The obverse side of this coin is experienced when thinking stops. Many people have had moments, such as when watching a baby or pet, when they feel a rush of joy, of being taken “out of oneself” and essentially becoming the object observed. Some might well shrug it off to wishful thinking or hallucination. But perhaps we can grant that something happens when the thinking mind takes a vacation. Absence of verbal thought or daydreaming clearly doesn’t mean torpor and vacuity. Rather, it’s as if the seat of consciousness escapes from its nervous isolation cell and takes residence in some other section of the theater, where the lights shine more brightly and where things feel more direct, more real.

On what street is this theater found? Where are the sensations of life?

We can start with everything being perceived around us — this page, for example. Custom says it all lies outside us in the external world. Yet nothing can be perceived that isn’t already interacting with our consciousness. According to biocentrism, the external world is correlative with consciousness. One can’t exist without the other. This means when we don’t look at the moon it effectively vanishes. If we still think of the moon and believe that it’s out there orbiting the Earth, or accept that other people are watching it, all such thoughts are still mental constructs. Bottom-line: if no consciousness existed, in what sense would the moon persist, and in what form?

So what do we see when we observe nature? The answer in terms of neural mechanics is straightforward. Because the images of the trees, grass, and the computer you’re looking at are real and not imaginary, it must be physically happening in some location. Physiology texts answer this without ambiguity. Although the eye delivers its payloads of electromagnetic energy, these are channeled through cables to the back of the brain, augmented by other locations that are as vast and labyrinthine as the Milky Way. This, according to the texts, is where the actual colors, shapes, and movement “happen.” This is where they’re cognized.

If you consciously try to access that visual part of the brain, you might be frustrated. But that’s because it’s unnecessary: you’re already accessing the visual portion of the brain with every glance you take. Custom tells us that what we see is outside ourselves, and such a viewpoint is necessary in terms of utility, as in “Please pass the butter.” But make no mistake: the visual image of that butter, that is, the butter itself, actually exists only inside your brain. That’s its location. It’s the only place visual images are cognized.

Some imagine there are two worlds, one “out there” and a separate one being cognized inside the skull. But the “two worlds” model is a myth. Nothing is perceived except the perceptions themselves, and nothing exists outside of consciousness. Only one visual reality is extant, and there it is. Right there.
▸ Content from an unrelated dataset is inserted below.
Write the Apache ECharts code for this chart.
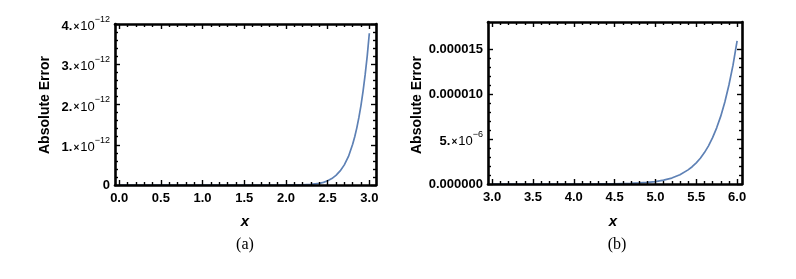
<!DOCTYPE html>
<html><head><meta charset="utf-8">
<script src="https://cdn.jsdelivr.net/npm/echarts@6/dist/echarts.min.js"></script>
<style>html,body{margin:0;padding:0;background:#fff}#c{width:796px;height:279px}</style>
</head><body><div id="c"></div>
<script>
// ---- Data ----
// Panel (a)
const xA = [0.0, 0.5, 1.0, 1.5, 2.0, 2.2, 2.3, 2.4, 2.45, 2.5, 2.55, 2.6, 2.65, 2.7, 2.75, 2.8, 2.825, 2.85, 2.875, 2.9, 2.925, 2.95, 2.975, 3.0];
const errA = [0, 0, 0, 0.00001e-12, 0.001e-12, 0.006e-12, 0.015e-12, 0.04e-12, 0.065e-12, 0.105e-12, 0.16e-12, 0.24e-12, 0.35e-12, 0.50e-12, 0.71e-12, 1.01e-12, 1.20e-12, 1.42e-12, 1.68e-12, 1.98e-12, 2.33e-12, 2.74e-12, 3.21e-12, 3.77e-12];
const xTicksA = [0.0, 0.5, 1.0, 1.5, 2.0, 2.5, 3.0];
const yTicksA = [0, 1e-12, 2e-12, 3e-12, 4e-12];
const yTickTextA = ['0', '1.|-12', '2.|-12', '3.|-12', '4.|-12'];
// Panel (b)
const xB = [3.0, 3.5, 4.0, 4.3, 4.5, 4.7, 4.8, 4.9, 5.0, 5.1, 5.2, 5.3, 5.4, 5.45, 5.5, 5.55, 5.6, 5.65, 5.7, 5.75, 5.8, 5.85, 5.9, 5.95, 6.0];
const errB = [0, 0.00003e-6, 0.002e-6, 0.01e-6, 0.028e-6, 0.07e-6, 0.117e-6, 0.18e-6, 0.26e-6, 0.43e-6, 0.66e-6, 1.03e-6, 1.57e-6, 1.92e-6, 2.35e-6, 2.86e-6, 3.49e-6, 4.24e-6, 5.15e-6, 6.24e-6, 7.54e-6, 9.11e-6, 11.0e-6, 13.2e-6, 15.9e-6];
const xTicksB = [3.0, 3.5, 4.0, 4.5, 5.0, 5.5, 6.0];
const yTicksB = [0, 5e-6, 1e-5, 1.5e-5];
const yTickTextB = ['0.000000', '5.|-6', '0.000010', '0.000015'];

// ---- helpers ----
const FONT = 'Liberation Sans, Arial, sans-serif';
function minorsOf(majors, n) {
  const out = [];
  for (let i = 0; i < majors.length - 1; i++) {
    const a = majors[i], b = majors[i + 1];
    for (let k = 1; k < n; k++) out.push(a + (b - a) * k / n);
  }
  return out;
}
function fmtLabel(ticks, texts) {
  return function (v) {
    let best = 0, bd = Infinity;
    ticks.forEach((t, i) => { const d = Math.abs(t - v); if (d < bd) { bd = d; best = i; } });
    const s = texts[best];
    if (s.indexOf('|') < 0) return s;
    const p = s.split('|');
    return '{m|' + p[0] + '}{x|\u00d7}{t|10}{s|\u2212' + p[1].replace('-', '') + '}';
  };
}
const richY = {
  m: { fontFamily: FONT, fontWeight: 'bold', fontSize: 13, color: '#000', verticalAlign: 'bottom', lineHeight: 18 },
  x: { fontFamily: FONT, fontWeight: 'bold', fontSize: 10, color: '#000', verticalAlign: 'bottom', lineHeight: 18, padding: [0, 1, 1, 1] },
  t: { fontFamily: FONT, fontWeight: 'normal', fontSize: 13, color: '#000', verticalAlign: 'bottom', lineHeight: 18 },
  s: { fontFamily: FONT, fontWeight: 'normal', fontSize: 9, color: '#000', verticalAlign: 'top', lineHeight: 18 }
};
function makeAxes(dim, grid, min, max, majors, nMinor, labelOpt) {
  const minors = minorsOf(majors, nMinor);
  const posA = dim === 'x' ? 'bottom' : 'left';
  const posB = dim === 'x' ? 'top' : 'right';
  const base = (pos, tickVals, len, showLine, lab) => ({
    type: 'value', gridIndex: grid, position: pos, min: min, max: max, z: 10,
    axisLine: { show: showLine, onZero: false, lineStyle: { color: '#000', width: 2.6 } },
    axisTick: { show: true, inside: true, length: len, customValues: tickVals, lineStyle: { color: '#000', width: 1.4 } },
    axisLabel: lab ? lab : { show: false },
    splitLine: { show: false }, minorTick: { show: false }
  });
  return [
    base(posA, majors, 5, true, labelOpt),
    base(posA, minors, 3, false, null),
    base(posB, majors, 5, true, null),
    base(posB, minors, 3, false, null)
  ];
}

const xLab = ticks => ({ show: true, customValues: ticks, margin: 7, formatter: v => v.toFixed(1),
  fontFamily: FONT, fontWeight: 'bold', fontSize: 13, color: '#000' });

const xAxes = [].concat(
  makeAxes('x', 0, -0.05, 3.08, xTicksA, 5, xLab(xTicksA)),
  makeAxes('x', 1, 2.95, 6.06, xTicksB, 5, xLab(xTicksB))
);
const yAxes = [].concat(
  makeAxes('y', 0, 0, 4e-12, yTicksA, 5, { show: true, customValues: yTicksA, margin: 5,
    formatter: fmtLabel(yTicksA, yTickTextA), rich: richY,
    fontFamily: FONT, fontWeight: 'bold', fontSize: 13, color: '#000' }),
  makeAxes('y', 1, 0, 1.8e-5, yTicksB, 5, { show: true, customValues: yTicksB, margin: 5,
    formatter: fmtLabel(yTicksB, yTickTextB), rich: richY,
    fontFamily: FONT, fontWeight: 'bold', fontSize: 13, color: '#000' })
);

const chart = echarts.init(document.getElementById('c'), null, { renderer: 'canvas' });
chart.setOption({
  animation: false,
  backgroundColor: '#fff',
  grid: [
    { left: 115, top: 24, width: 261, height: 161 },
    { left: 488, top: 22, width: 254, height: 162 }
  ],
  xAxis: xAxes,
  yAxis: yAxes,
  series: [
    { type: 'line', xAxisIndex: 0, yAxisIndex: 0, data: xA.map((x, i) => [x, errA[i]]),
      showSymbol: false, smooth: false, lineStyle: { color: '#5E81B5', width: 1.7 } },
    { type: 'line', xAxisIndex: 4, yAxisIndex: 4, data: xB.map((x, i) => [x, errB[i]]),
      showSymbol: false, smooth: false, lineStyle: { color: '#5E81B5', width: 1.7 } }
  ],
  graphic: [
    { type: 'text', x: 45, y: 105, rotation: Math.PI / 2, style: { text: 'Absolute Error', x: 0, y: 0,
      align: 'center', verticalAlign: 'middle', font: 'bold 14px ' + FONT, fill: '#000' } },
    { type: 'text', x: 417, y: 105, rotation: Math.PI / 2, style: { text: 'Absolute Error', x: 0, y: 0,
      align: 'center', verticalAlign: 'middle', font: 'bold 14px ' + FONT, fill: '#000' } },
    { type: 'text', x: 245, y: 222, style: { text: 'x', align: 'center', verticalAlign: 'middle',
      font: 'italic bold 15px ' + FONT, fill: '#000' } },
    { type: 'text', x: 613, y: 222, style: { text: 'x', align: 'center', verticalAlign: 'middle',
      font: 'italic bold 15px ' + FONT, fill: '#000' } },
    { type: 'text', x: 245, y: 245, style: { text: '(a)', align: 'center', verticalAlign: 'middle',
      font: '16px Liberation Serif, Times New Roman, serif', fill: '#000' } },
    { type: 'text', x: 617, y: 245, style: { text: '(b)', align: 'center', verticalAlign: 'middle',
      font: '16px Liberation Serif, Times New Roman, serif', fill: '#000' } }
  ]
});
</script></body></html>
The “outside world” is, therefore, located within the mind. Of course, it’s possible to over-think the issue and come up with attempted refutations. “Yeah, but what about someone born blind?” “And what about touch; if things aren’t out there, how can we feel them?” None of that changes the reality: touch, too, occurs only within consciousness or the mind. Every aspect of that butter, its existence on every level, is not outside of one’s being. Some are loath to accept this because it destroys the entire house-of cards worldview we’ve embraced all our lives. If that is consciousness in front of us, then it extends indefinitely to all that is cognized-calling into question the nature and reality of space.

Language was created to work through symbolism and to divide nature into parts and actions. The word “water” is not actual water, and the word “it” corresponds to nothing at all in the phrase “It is raining.” Even if well acquainted with the limitations of language, we must be on guard against dismissing biocentrism too quickly if it doesn’t seem compatible with verbal constructions. The challenge here is to peer not just behind habitual ways of thinking, but to grasp the universe in a way that’s at the same time simpler and more demanding than that to which we’re accustomed.
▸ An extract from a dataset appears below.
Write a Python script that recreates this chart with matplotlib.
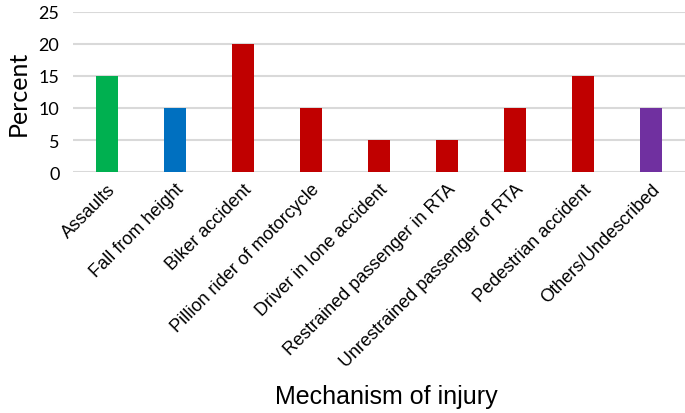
import matplotlib.pyplot as plt

plt.rcParams['font.family'] = ['Liberation Sans', 'DejaVu Sans']

categories = ["Assaults", "Fall from height", "Biker accident", "Pillion rider of motorcycle",
              "Driver in lone accident", "Restrained passenger in RTA",
              "Unrestrained passenger of RTA", "Pedestrian accident", "Others/Undescribed"]
percent = [15, 10, 20, 10, 5, 5, 10, 15, 10]
colors = ["#00B050", "#0070C0", "#C00000", "#C00000", "#C00000", "#C00000",
          "#C00000", "#C00000", "#7030A0"]

fig = plt.figure(figsize=(6.85, 4.14), dpi=100)
ax = fig.add_axes([0.107, 0.582, 0.893, 0.387])

x = range(len(categories))
ax.bar(x, percent, width=0.32, color=colors, zorder=3)

ax.set_xlim(-0.5, len(categories) - 0.5)
ax.set_ylim(0, 25)
ax.set_yticks(range(0, 26, 5))
ax.yaxis.grid(True, color="#D9D9D9", linewidth=1.5, zorder=0)
for s in ax.spines.values():
    s.set_visible(False)
ax.tick_params(axis='both', length=0)
ax.tick_params(axis='y', pad=10)
for lbl in ax.get_yticklabels():
    lbl.set_fontfamily(['Lato', 'DejaVu Sans'])
    lbl.set_fontsize(13)
ax.set_xticks(list(x))
ax.set_xticklabels(categories, rotation=45, ha='right', rotation_mode='anchor', fontsize=13)
ax.tick_params(axis='x', pad=6)

ax.set_ylabel("Percent", fontsize=18, labelpad=6, family=['Lato', 'DejaVu Sans'])
fig.text(0.564, 0.041, "Mechanism of injury", ha='center', va='center', fontsize=18)

fig.savefig("out.png", dpi=100)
Finally, some revert to the “control” aspect to assert the fundamental separation of ourselves and an external, objective reality. Although we commonly believe that planets spin and our heart beats “all by itself,” we’re accustomed to holding that our minds possess a unique self-controlling feature that creates a distinction between self and external world. In reality, recent experiments show conclusively that the brain makes decisions faster than we’re aware. In other words, the mind operates all by itself, without any need for external meddling by our thoughts.

Indeed, Benjamin Libet found that unconscious brain electrical activity occurred up to ten seconds before there was any conscious sense of decision-making by a subject. This and other experiments prove the brain makes its own decisions on a subconscious level, and people only later feel “they” have performed a conscious decision. It means we go through life thinking that, unlike the blessedly autonomous operations of the heart, a lever-pulling “me” is in charge of the brain’s workings. So control, too, is largely an illusion. As Einstein put it, “We can will ourselves to act, but we cannot will ourselves to will.”

What, then, do we make of all this? First, that we’re truly free to enjoy the unfolding of life, including our own lives, unencumbered by the acquired, often guilt-ridden sense of control, and the obsessive need to avoid messing up. Second, and more to the point, modern knowledge of the brain shows that what appears “out there” is actually occurring within our own minds, with visual and tactile experiences located not in some external disconnected location distant from ourselves. Looking around, we see only our own mind or, perhaps, it’s better put that there’s no true disconnect between external and internal.

It would be well perhaps if we were to remember the old Hindu poem: “Know in thyself and All one self-same soul; banish the dream that sunders part from whole.”